Apparently, I’m quite aerodynamic. In something that was supposed to induce a lobbed “cannonball,” I acted more like a patriot missile and soared across the water, about 20 feet, according to our best estimates. Dan claims that I “hovered” over the water until I realized that gravity needed to be accounted for. Then, I sank like a rock.
Once I found my way back to the surface, I saw Dan at the edge of the pool, grinning from ear to ear and laughing his head off. “That was awesome! You flew! You were a missile!”
Here’s Dan’s artistic rendering of the event (he gave me permission to share it with you):
( ) – – – – – – – – – – – – – – – – – – O–<—-<
We watched for quite awhile after that, and nobody managed to get the same amount of airtime. Most people plopped out of the hole and sank a few feet from the opening.

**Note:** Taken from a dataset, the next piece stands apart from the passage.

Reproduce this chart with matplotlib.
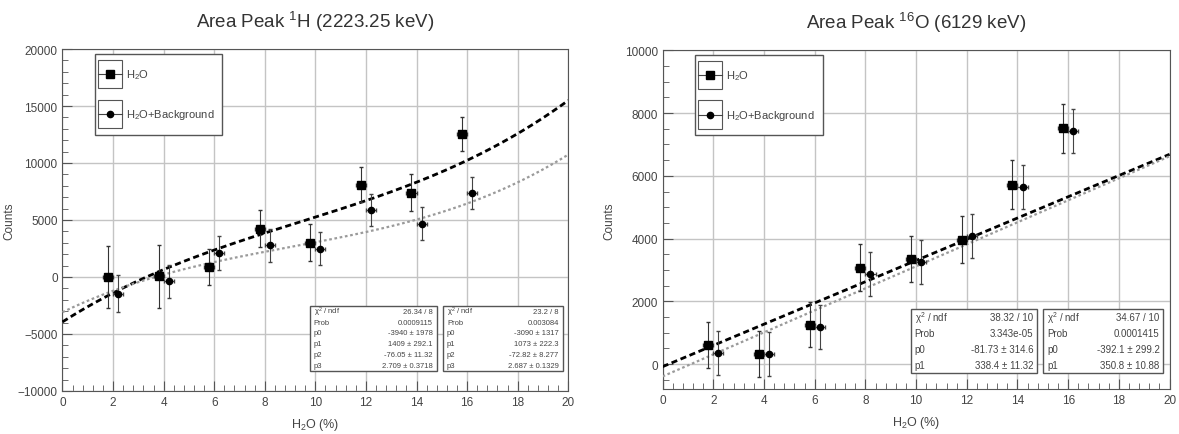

I don’t remember the last time Dan was so proud of his wifey. He’s been positively beaming all night. You’d think I broke the sound barrier or something. But this example illustrates some important ways we wives can please our husbands:
1. I’ve come to realize that husbands love it when we invest our time in doing something that they love to do, right along side them. Whether it’s going to an occasional baseball game or zooming down waterslides, men appreciate it when we put aside our preferences to spend time with them, in their own special way.
2. Husbands love to see us conquer our fears and grow in courage. Dan knew that the “scary hole in the wall tube slide” freaked me out, but I did it anyway. He congratulated me on overcoming my fear and doing it anyway.
3. Husbands love it when we challenge each other. Our little competitions demonstrate something that Solomon in his wisdom pointed out a long time ago: As iron sharpens iron, so one man sharpens another” (Proverbs 27:17). We have a choice. We can drag each other down, and bring out each other’s worst, or we can rise to the occasion, and try to call out the best in each other.